“Goodbye, Farewell and Amen” was the final episode of M*A*S*H. Special television sets were placed in PX parking lots, auditoriums, and dayrooms of the U.S. Army in Korea so that military personnel could watch that episode, in spite of 14 hours’ time zone difference with the east coast of the U.S. The episode aired on this day in 1983, and was 2½ hours long. The episode got a Nielsen rating of 60.2 and 77 share and according to a New York Times article from 1983, the final episode of M*A*S*H had 125 million viewers.
When the M*A*S*H finale aired in 1983, 83.3 million homes in the United States had televisions, compared to almost 115 million in February 2010.

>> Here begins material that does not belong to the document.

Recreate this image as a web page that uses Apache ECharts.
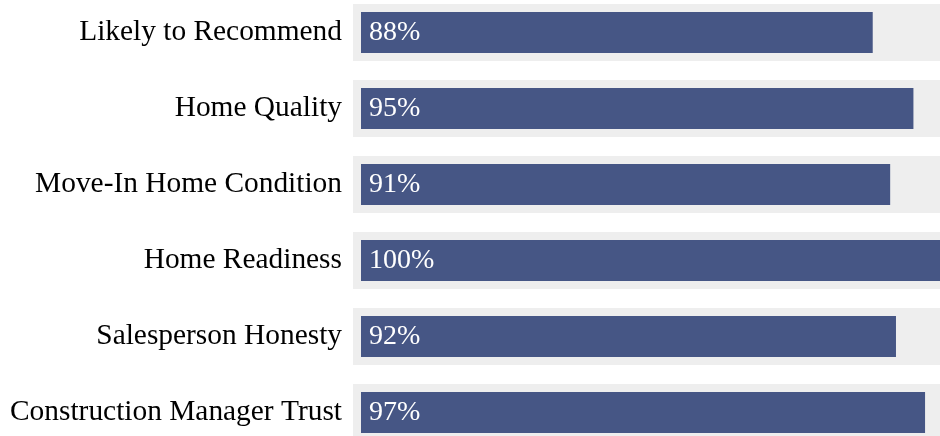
<!DOCTYPE html>
<html>
<head>
<meta charset="utf-8">
<script src="https://cdn.jsdelivr.net/npm/echarts@6/dist/echarts.min.js"></script>
<style>html,body{margin:0;padding:0;background:#fff;}#c{width:940px;height:436px;}</style>
</head>
<body>
<div id="c"></div>
<script>
const categories = ["Likely to Recommend", "Home Quality", "Move-In Home Condition", "Home Readiness", "Salesperson Honesty", "Construction Manager Trust"];
const values = [88, 95, 91, 100, 92, 97];

const FONT = '"Liberation Serif", "Times New Roman", serif';
const chart = echarts.init(document.getElementById('c'), null, {renderer: 'canvas'});
const data = categories.map((c, i) => [i, values[i]]);

chart.setOption({
  animation: false,
  grid: {left: 361, width: 579, top: -5.5, height: 456, containLabel: false, outerBoundsMode: 'none'},
  xAxis: {type: 'value', min: 0, max: 99.57, show: false},
  yAxis: {
    type: 'category', data: categories, inverse: true,
    axisLine: {show: false}, axisTick: {show: false}, splitLine: {show: false},
    axisLabel: {fontFamily: FONT, fontSize: 29.4, color: '#000', margin: 19}
  },
  series: [{
    type: 'custom',
    clip: false,
    encode: {x: 1, y: 0},
    data: data,
    renderItem: function (params, api) {
      const cat = api.value(0);
      const v = api.value(1);
      const s = api.coord([0, cat]);
      const e = api.coord([v, cat]);
      const cs = params.coordSys;
      const right = cs.x + cs.width;
      const bx = s[0] - 8;
      return {
        type: 'group',
        children: [
          {type: 'rect', shape: {x: bx, y: s[1] - 28.5, width: right - bx, height: 57}, style: {fill: '#eeeeee'}},
          {type: 'rect', shape: {x: s[0], y: s[1] - 20.5, width: Math.min(e[0], right) - s[0], height: 41}, style: {fill: '#465685'}},
          {type: 'text', x: s[0] + 8, y: s[1], style: {text: v + '%', fill: '#fff', fontFamily: FONT, fontSize: 28, verticalAlign: 'middle', align: 'left'}}
        ]
      };
    }
  }]
});
</script>
</body>
</html>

“Goodbye, Farewell and Amen” broke the record for the highest percentage of homes with television sets to watch a television series. Stories persist that the episode was seen by so many people that the New York City Sanitation/Public Works Department reported the plumbing systems broke down in some parts of the city from so many New Yorkers waiting until the end to use the toilet. Articles copied into Alan Alda’s book The Last Days of M*A*S*H include interviews with New York City Sanitation workers citing the spike in water use on that night. According to the interviews at 11:03 pm, EST New York City public works noted the highest water usage at one given time in the City’s history. They attributed this to the fact that in the three minutes after the finale ended, around 77% of the people of New York City flushed their toilets. These stories have all since been identified as part of an urban legend dating back to the days of the Amos and Andy radio program in the 1930s.